### Dataset section
========

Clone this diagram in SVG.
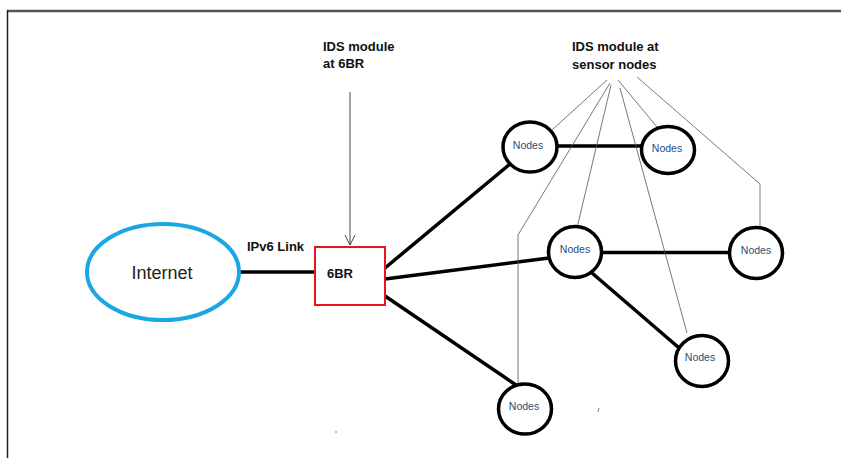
<svg xmlns="http://www.w3.org/2000/svg" width="841" height="458" viewBox="0 0 841 458">
<defs>
<style>
.lbl{font-family:"Liberation Sans",Arial,sans-serif;font-weight:bold;font-size:13px;fill:#111}
.node circle,.node ellipse{fill:#fff;stroke:#000;stroke-width:3.5}
.node text{font-family:"Liberation Sans",Arial,sans-serif;font-size:10.5px;fill:#1f4e79;text-anchor:middle;dominant-baseline:central}
.thick{stroke:#000;stroke-width:3.5;fill:none;stroke-linecap:round}
.thin{stroke:#555;stroke-width:0.8;fill:none}
</style>
<marker id="open" viewBox="0 0 12 12" refX="11" refY="6" markerWidth="12" markerHeight="12" markerUnits="userSpaceOnUse" orient="auto">
<path d="M1,1 L11,6 L1,11" fill="none" stroke="#333" stroke-width="0.9"/>
</marker>
</defs>
<rect width="841" height="458" fill="#fff"/>
<g id="frame">
<line x1="7" y1="11" x2="841" y2="11" stroke="#555" stroke-width="2.5"/>
<line x1="7.5" y1="10" x2="7.5" y2="458" stroke="#222" stroke-width="1.5"/>
</g>
<g id="connectors">
<line class="thick" x1="240" y1="272" x2="315" y2="272"/>
<line class="thick" x1="385" y1="268" x2="510" y2="164"/>
<line class="thick" x1="385" y1="279" x2="549" y2="258"/>
<line class="thick" x1="385" y1="296" x2="516" y2="385"/>
<line class="thick" x1="557" y1="146" x2="642" y2="146"/>
<line class="thick" x1="602" y1="252.5" x2="730" y2="252.5"/>
<line class="thick" x1="592" y1="273" x2="678" y2="347"/>
<line x1="350" y1="92" x2="350" y2="245" stroke="#333" stroke-width="0.9" marker-end="url(#open)"/>
<polyline class="thin" points="607,80 552,130"/>
<polyline class="thin" points="610,83 518,235 518,383"/>
<polyline class="thin" points="611,85 577,228"/>
<polyline class="thin" points="620,88 687,333"/>
<polyline class="thin" points="618,80 657,127"/>
<polyline class="thin" points="637,77 760,184 760,228"/>
</g>
<g id="internet">
<ellipse cx="163" cy="272" rx="76" ry="48" fill="#fff" stroke="#1ba7e3" stroke-width="4"/>
<text x="162" y="279" font-family="'Liberation Sans',Arial,sans-serif" font-size="18" fill="#222" text-anchor="middle">Internet</text>
</g>
<g id="ipv6-link">
<text class="lbl" x="247" y="251" font-size="12.5">IPv6 Link</text>
</g>
<g id="br6">
<rect x="315" y="247" width="70" height="58" fill="#fff" stroke="#e8141c" stroke-width="2"/>
<text class="lbl" x="327" y="278">6BR</text>
</g>
<g id="ids-6br">
<text class="lbl" x="323" y="51">IDS module</text>
<text class="lbl" x="323" y="68">at 6BR</text>
</g>
<g id="ids-sensor">
<text class="lbl" x="572" y="51">IDS module at</text>
<text class="lbl" x="572" y="69">sensor nodes</text>
</g>
<g id="n1" class="node"><ellipse cx="530" cy="147" rx="27" ry="25"/><text x="528" y="145">Nodes</text></g>
<g id="n2" class="node"><ellipse cx="668" cy="150" rx="26.5" ry="23.5"/><text x="667" y="148">Nodes</text></g>
<g id="n3" class="node"><ellipse cx="575" cy="252" rx="26.5" ry="25.5"/><text x="575" y="249">Nodes</text></g>
<g id="n4" class="node"><ellipse cx="756" cy="253" rx="26.5" ry="25.5"/><text x="756" y="250">Nodes</text></g>
<g id="n5" class="node"><ellipse cx="702" cy="361" rx="26.5" ry="25.5"/><text x="700" y="357">Nodes</text></g>
<g id="n6" class="node"><ellipse cx="525" cy="409" rx="26.5" ry="25"/><text x="524" y="406">Nodes</text></g>
<g id="specks" stroke="#555" stroke-width="0.8">
<line x1="598" y1="412" x2="599" y2="408"/>
<line x1="336" y1="431" x2="336" y2="433"/>
</g>
</svg>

========

### Problem to work on
Return all of the data exactly as written, and drop the pictures.

### Answer for this exercise
Clone this diagram in SVG.
<svg xmlns="http://www.w3.org/2000/svg" width="841" height="458" viewBox="0 0 841 458">
<defs>
<style>
.lbl{font-family:"Liberation Sans",Arial,sans-serif;font-weight:bold;font-size:13px;fill:#111}
.node circle,.node ellipse{fill:#fff;stroke:#000;stroke-width:3.5}
.node text{font-family:"Liberation Sans",Arial,sans-serif;font-size:10.5px;fill:#1f4e79;text-anchor:middle;dominant-baseline:central}
.thick{stroke:#000;stroke-width:3.5;fill:none;stroke-linecap:round}
.thin{stroke:#555;stroke-width:0.8;fill:none}
</style>
<marker id="open" viewBox="0 0 12 12" refX="11" refY="6" markerWidth="12" markerHeight="12" markerUnits="userSpaceOnUse" orient="auto">
<path d="M1,1 L11,6 L1,11" fill="none" stroke="#333" stroke-width="0.9"/>
</marker>
</defs>
<rect width="841" height="458" fill="#fff"/>
<g id="frame">
<line x1="7" y1="11" x2="841" y2="11" stroke="#555" stroke-width="2.5"/>
<line x1="7.5" y1="10" x2="7.5" y2="458" stroke="#222" stroke-width="1.5"/>
</g>
<g id="connectors">
<line class="thick" x1="240" y1="272" x2="315" y2="272"/>
<line class="thick" x1="385" y1="268" x2="510" y2="164"/>
<line class="thick" x1="385" y1="279" x2="549" y2="258"/>
<line class="thick" x1="385" y1="296" x2="516" y2="385"/>
<line class="thick" x1="557" y1="146" x2="642" y2="146"/>
<line class="thick" x1="602" y1="252.5" x2="730" y2="252.5"/>
<line class="thick" x1="592" y1="273" x2="678" y2="347"/>
<line x1="350" y1="92" x2="350" y2="245" stroke="#333" stroke-width="0.9" marker-end="url(#open)"/>
<polyline class="thin" points="607,80 552,130"/>
<polyline class="thin" points="610,83 518,235 518,383"/>
<polyline class="thin" points="611,85 577,228"/>
<polyline class="thin" points="620,88 687,333"/>
<polyline class="thin" points="618,80 657,127"/>
<polyline class="thin" points="637,77 760,184 760,228"/>
</g>
<g id="internet">
<ellipse cx="163" cy="272" rx="76" ry="48" fill="#fff" stroke="#1ba7e3" stroke-width="4"/>
<text x="162" y="279" font-family="'Liberation Sans',Arial,sans-serif" font-size="18" fill="#222" text-anchor="middle">Internet</text>
</g>
<g id="ipv6-link">
<text class="lbl" x="247" y="251" font-size="12.5">IPv6 Link</text>
</g>
<g id="br6">
<rect x="315" y="247" width="70" height="58" fill="#fff" stroke="#e8141c" stroke-width="2"/>
<text class="lbl" x="327" y="278">6BR</text>
</g>
<g id="ids-6br">
<text class="lbl" x="323" y="51">IDS module</text>
<text class="lbl" x="323" y="68">at 6BR</text>
</g>
<g id="ids-sensor">
<text class="lbl" x="572" y="51">IDS module at</text>
<text class="lbl" x="572" y="69">sensor nodes</text>
</g>
<g id="n1" class="node"><ellipse cx="530" cy="147" rx="27" ry="25"/><text x="528" y="145">Nodes</text></g>
<g id="n2" class="node"><ellipse cx="668" cy="150" rx="26.5" ry="23.5"/><text x="667" y="148">Nodes</text></g>
<g id="n3" class="node"><ellipse cx="575" cy="252" rx="26.5" ry="25.5"/><text x="575" y="249">Nodes</text></g>
<g id="n4" class="node"><ellipse cx="756" cy="253" rx="26.5" ry="25.5"/><text x="756" y="250">Nodes</text></g>
<g id="n5" class="node"><ellipse cx="702" cy="361" rx="26.5" ry="25.5"/><text x="700" y="357">Nodes</text></g>
<g id="n6" class="node"><ellipse cx="525" cy="409" rx="26.5" ry="25"/><text x="524" y="406">Nodes</text></g>
<g id="specks" stroke="#555" stroke-width="0.8">
<line x1="598" y1="412" x2="599" y2="408"/>
<line x1="336" y1="431" x2="336" y2="433"/>
</g>
</svg>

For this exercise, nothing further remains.